Perpetual protocol "solved" this by introducing a price TWAP and a 10% rule: if the spot price of an asset and its "mark" (virtual) price diverge by more than 10% then the spot price is used for calculating if a position is liquidatable. And sure, this reduces the profitibility of such a strategy. But to understand why this is bad consider first that positions are liquidated when they are at-risk of having bad debt. If I close a position when I am underwater, the protocol loses money. Even better, if I cause the bad debt myself then I can profit from this by draining the protocol's insurance fund.

vAMM Initial Conditions

A direct consequence of forcing perpetuals to be a zero-sum game is that, should every position be closed, the mark price will return to its initial state. So if I bootstrapped a Bitcoin perpetual swap at 5,000 USDC per BTC, and the BTC price soared to 70,000 USDC per BTC, traders exiting their long positions will need to be replaced by new longs to keep the price at 70,000 USDC per. If no fresh capital arrives and every trader closed his / her long position, the mark price will plummet back to 5,000 USDC per BTC regardless of the spot price of BTC. As stated before, the protocol will pay (out-of-pocket, mind you) a funding rate to incentivize new traders to take the long position. If this continues then the protocol will bleed its insurance fund until it is empty, at which point the protocol is insolvent.

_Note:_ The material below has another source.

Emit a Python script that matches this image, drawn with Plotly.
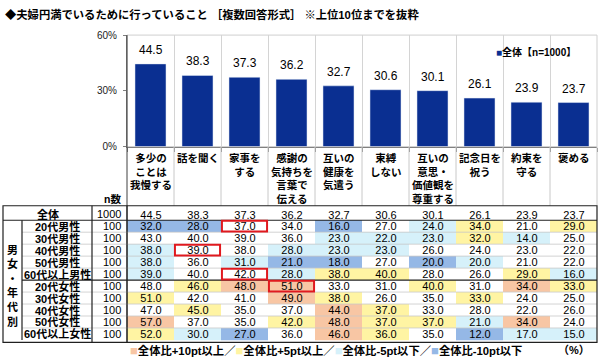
import plotly.graph_objects as go

# ---------------- data ----------------
title = "◆夫婦円満でいるために行っていること ［複数回答形式］ ※上位10位までを抜粋"
categories = ["多少のことは我慢する", "話を聞く", "家事をする", "感謝の気持ちを言葉で伝える",
              "互いの健康を気遣う", "束縛しない", "互いの意思・価値観を尊重する",
              "記念日を祝う", "約束を守る", "褒める"]
header_labels = ["多少の<br>ことは<br>我慢する", "話を聞く", "家事を<br>する",
                 "感謝の<br>気持ちを<br>言葉で<br>伝える", "互いの<br>健康を<br>気遣う",
                 "束縛<br>しない", "互いの<br>意思・<br>価値観を<br>尊重する",
                 "記念日を<br>祝う", "約束を<br>守る", "褒める"]
overall = [44.5, 38.3, 37.3, 36.2, 32.7, 30.6, 30.1, 26.1, 23.9, 23.7]
overall_label = "全体"
overall_n = 1000
legend_label = "全体【n=1000】"
segments = ["20代男性", "30代男性", "40代男性", "50代男性", "60代以上男性",
            "20代女性", "30代女性", "40代女性", "50代女性", "60代以上女性"]
segment_n = [100, 100, 100, 100, 100, 100, 100, 100, 100, 100]
segment_values = [
    [32.0, 28.0, 37.0, 34.0, 16.0, 27.0, 24.0, 34.0, 21.0, 29.0],
    [43.0, 40.0, 39.0, 36.0, 23.0, 22.0, 23.0, 32.0, 14.0, 25.0],
    [38.0, 39.0, 38.0, 28.0, 23.0, 23.0, 26.0, 24.0, 23.0, 22.0],
    [38.0, 36.0, 31.0, 21.0, 18.0, 27.0, 20.0, 20.0, 21.0, 22.0],
    [39.0, 40.0, 42.0, 28.0, 38.0, 40.0, 28.0, 26.0, 29.0, 16.0],
    [48.0, 46.0, 48.0, 51.0, 33.0, 31.0, 40.0, 31.0, 34.0, 33.0],
    [51.0, 42.0, 41.0, 49.0, 38.0, 26.0, 35.0, 33.0, 24.0, 25.0],
    [47.0, 45.0, 35.0, 37.0, 44.0, 37.0, 33.0, 28.0, 22.0, 26.0],
    [57.0, 37.0, 35.0, 42.0, 48.0, 37.0, 37.0, 21.0, 34.0, 24.0],
    [52.0, 30.0, 27.0, 36.0, 46.0, 36.0, 35.0, 12.0, 17.0, 15.0],
]
group_label = "男女・年代別"
y_ticks = [0, 30, 60]
y_tick_labels = ["0%", "30%", "60%"]
legend_items = ["全体比+10pt以上", "全体比+5pt以上", "全体比-5pt以下", "全体比-10pt以下"]
unit_label = "（%）"

# ---------------- styles ----------------
W, H = 600, 362
BAR = "#0A2F91"
C_BLUE, C_CYAN, C_WHITE, C_YEL, C_ORG = "#95B8E6", "#D6F1FA", "#FFFFFF", "#FFF4A3", "#F8C6A4"
FONT = "Arial, Liberation Sans, Noto Sans CJK JP"
def px(x): return x / W
def py(y): return 1 - y / H

CH_L, CH_R, CH_T, CH_B = 127, 597, 30, 145
TB_T, TB_B = 206, 347
TB_L, COL_G, COL_N = 3, 22, 92

def code(v, base):
    d = round(v - base, 1)
    if d >= 10: return 2
    if d >= 5: return 1
    if d <= -10: return -2
    if d <= -5: return -1
    return 0

rows = [overall_label] + segments
z = [[0] * len(categories)] + [[code(v, overall[j]) for j, v in enumerate(r)] for r in segment_values]
txt = [[f"{v:.1f}" for v in overall]] + [[f"{v:.1f}" for v in r] for r in segment_values]

fig = go.Figure()
fig.add_trace(go.Bar(x=categories, y=overall, marker_color=BAR, width=0.66,
                     showlegend=False, hoverinfo="skip"))
fig.add_trace(go.Heatmap(
    x=categories, y=rows, z=z, xaxis="x2", yaxis="y2", zmin=-2, zmax=2,
    colorscale=[[0, C_BLUE], [0.2, C_BLUE], [0.2, C_CYAN], [0.4, C_CYAN], [0.4, C_WHITE],
                [0.6, C_WHITE], [0.6, C_YEL], [0.8, C_YEL], [0.8, C_ORG], [1, C_ORG]],
    showscale=False, text=txt, texttemplate="%{text}",
    textfont=dict(size=11, color="black", family=FONT), hoverinfo="skip"))

ann = []
shapes = []
def A(**kw):
    base = dict(showarrow=False, xanchor="center", yanchor="middle")
    base.update(kw)
    ann.append(base)

A(text=title, x=px(3), y=py(9), xref="paper", yref="paper", xanchor="left",
  font=dict(size=11.3, weight="bold", family=FONT, color="black"))
for c, v in zip(categories, overall):
    A(text=f"{v:.1f}", x=c, y=v, xref="x", yref="y", yanchor="bottom", yshift=5,
      font=dict(size=12, family=FONT, color="black"))
A(text=f"<span style='color:{BAR}'>■</span>{legend_label}", x=px(494), y=py(47),
  xref="paper", yref="paper", xanchor="left", font=dict(size=10, weight="bold", family=FONT, color="black"))
for c, lab in zip(categories, header_labels):
    A(text=lab, x=c, y=py(149), xref="x", yref="paper", yanchor="top", align="center",
      font=dict(size=10.5, weight="bold", family=FONT, color="black"))
A(text="n数", x=px(112), y=py(199), xref="paper", yref="paper",
  font=dict(size=10.5, weight="bold", family=FONT, color="black"))
for i, r in enumerate(rows):
    xc = (TB_L + COL_N) / 2 if i == 0 else (COL_G + COL_N) / 2
    A(text=r, x=px(xc), y=r, xref="paper", yref="y2",
      font=dict(size=11, weight="bold", family=FONT, color="black"))
    n = overall_n if i == 0 else segment_n[i - 1]
    A(text=str(n), x=px(123), y=r, xref="paper", yref="y2", xanchor="right",
      font=dict(size=11, family=FONT, color="black"))
A(text="<br>".join(group_label), x=px((TB_L + COL_G) / 2), y=py(289), xref="paper", yref="paper",
  font=dict(size=11, weight="bold", family=FONT, color="black"))
leg_cols = [C_ORG, C_YEL, C_CYAN, C_BLUE]
parts = []
for k, (lab, col) in enumerate(zip(legend_items, leg_cols)):
    parts.append(f"<span style='color:{col};font-size:13px'>■</span>{lab}" + ("／" if k < 3 else ""))
A(text="".join(parts), x=px(128), y=py(355), xref="paper", yref="paper", xanchor="left",
  font=dict(size=11.3, weight="bold", family=FONT, color="black"))
A(text=unit_label, x=px(592), y=py(355), xref="paper", yref="paper", xanchor="right",
  font=dict(size=11, weight="bold", family=FONT, color="black"))

shapes.append(dict(type="rect", xref="paper", yref="paper", x0=px(CH_L), x1=px(CH_R),
                   y0=py(CH_B), y1=py(CH_T), line=dict(color="#cfcfcf", width=1), layer="below"))
for j in range(len(categories) - 1):
    shapes.append(dict(type="line", xref="x", yref="paper", x0=j + 0.5, x1=j + 0.5,
                       y0=py(TB_T), y1=py(CH_B), line=dict(color="#c8c8c8", width=1)))
shapes.append(dict(type="line", xref="paper", yref="paper", x0=px(CH_R), x1=px(CH_R),
                   y0=py(TB_T), y1=py(CH_B), line=dict(color="#c8c8c8", width=1)))
shapes.append(dict(type="line", xref="paper", yref="paper", x0=px(CH_L), x1=px(CH_L),
                   y0=py(TB_B), y1=py(CH_T), line=dict(color="#404040", width=1)))
for i in range(len(rows) - 1):
    yb = i + 0.5
    dark = (i == 0) or (rows[i] == segments[4])
    x0 = TB_L if i == 0 else COL_G
    shapes.append(dict(type="line", xref="paper", yref="y2", x0=px(x0), x1=px(CH_R),
                       y0=yb, y1=yb, line=dict(color="#202020" if dark else "#c8c8c8",
                                               width=1.2 if dark else 0.8)))
shapes.append(dict(type="rect", xref="paper", yref="paper", x0=px(TB_L), x1=px(CH_R),
                   y0=py(TB_B), y1=py(TB_T), line=dict(color="#202020", width=1.2)))
shapes.append(dict(type="line", xref="paper", yref="y2", x0=px(COL_G), x1=px(COL_G),
                   y0=0.5, y1=len(rows) - 0.5, line=dict(color="#202020", width=1.2)))
for xx in (COL_N, CH_L):
    shapes.append(dict(type="line", xref="paper", yref="paper", x0=px(xx), x1=px(xx),
                       y0=py(TB_B), y1=py(TB_T), line=dict(color="#202020", width=1.2)))
top_overall = max(range(len(overall)), key=lambda j: overall[j])
for i, r in enumerate(segment_values):
    jm = max(range(len(r)), key=lambda j: r[j])
    if jm != top_overall:
        shapes.append(dict(type="rect", xref="x2", yref="y2", x0=jm - 0.48, x1=jm + 0.48,
                           y0=i + 1 - 0.45, y1=i + 1 + 0.45, line=dict(color="#E0191E", width=2)))

fig.update_layout(
    width=W, height=H, margin=dict(l=0, r=0, t=0, b=0), autosize=False,
    paper_bgcolor="white", plot_bgcolor="white", showlegend=False,
    font=dict(family=FONT, color="black"),
    xaxis=dict(domain=[px(CH_L), px(CH_R)], showticklabels=False, tickson="boundaries",
               ticks="outside", ticklen=4, tickcolor="#808080", showgrid=True,
               gridcolor="#d4d4d4", showline=True, linecolor="#808080", fixedrange=True),
    yaxis=dict(domain=[py(CH_B), py(CH_T)], range=[0, 60], tickvals=y_ticks, ticktext=y_tick_labels,
               showgrid=False, showline=True, linecolor="#808080", ticks="outside", ticklen=3,
               tickcolor="#808080", tickfont=dict(size=10, family=FONT, color="#222"),
               ticklabelstandoff=4, zeroline=False),
    xaxis2=dict(domain=[px(CH_L), px(CH_R)], anchor="y2", showticklabels=False, showgrid=False,
                range=[-0.5, len(categories) - 0.5], zeroline=False, ticks=""),
    yaxis2=dict(domain=[py(TB_B), py(TB_T)], anchor="x2", showticklabels=False, showgrid=False,
                autorange="reversed", zeroline=False, ticks=""),
    annotations=ann, shapes=shapes,
)
fig.write_html("out.html", config={"displayModeBar": False},
               post_script="document.body.style.margin='0px';")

For an asset that trends up over time this means that if you want to exit a large position in profit you must convince someone to buy your bag. This is the definition of PvP trading, and such schemes often collapse when everyone runs for the exit.

You can think of the initial conditions of a vAMM as a pin, and the mark price as a rubberband wrapped around this pin. You can stretch the mark price out quite far, but eventually either the mark price must return to the pin or the pin must be moved closer to the mark price.

The further we are from initial conditions, the more capital we need to prop up the system

Considering all of this, it is clear that traditional vAMM perps cannot "unwind" safely when the underlying asset trends up with time. DeFi perpetuals either explode violently or quietly go bankrupt. There is no safe end-of-life for a pure vAMM perpetual swap as it must accomplish the impossible task of attracting more capital indefinitely. This is why they tend to topple over when put under stress, because everyone cannot redeem without returning to initial conditions, which bankrupts the protocol.

Drift protocol had the ability to repeg the stablepoint to the current mark price but this cost is subsidized by the protocol and is not very attractive, as you're simply providing exit liquidity to traders at the expense of the protocol, which is what happens even without repegging by way of funding payments.

For more thoughts about sustainability of traditional perpetuals check out this medium post

Safe, Open, Permissionless Perpetuals

The vAMM model produces a protocol that does not pass the test of being able to wind down slowly. Using a pure orderbook model would allow a protocol to wind down safely, but unfortunately running an on-chain matching engine is computationally complex. Off-loading the matching to a "private blockchain" is no better than running a CEX orderbook as it gives protocol insiders the ability to front-run orders.

When the house runs the orderbook the house always wins

Minimizing the need to trust a central authority is key. If you don't care about "trust" then just trade perpetuals on a CEX; the beauty of blockchain is its transparency and permissionlessness, both of which are destroyed if you allow one party to match orders behind closed doors.

Designing a new, safe, stable protocol that lets traders enter and exit the market freely, exchanging futures around the current spot price, and without fear of being forcibly liquidated or "stopped out" by a whale or a market-maker is one of the interesting problems I had the pleasure of working on with the Levana team.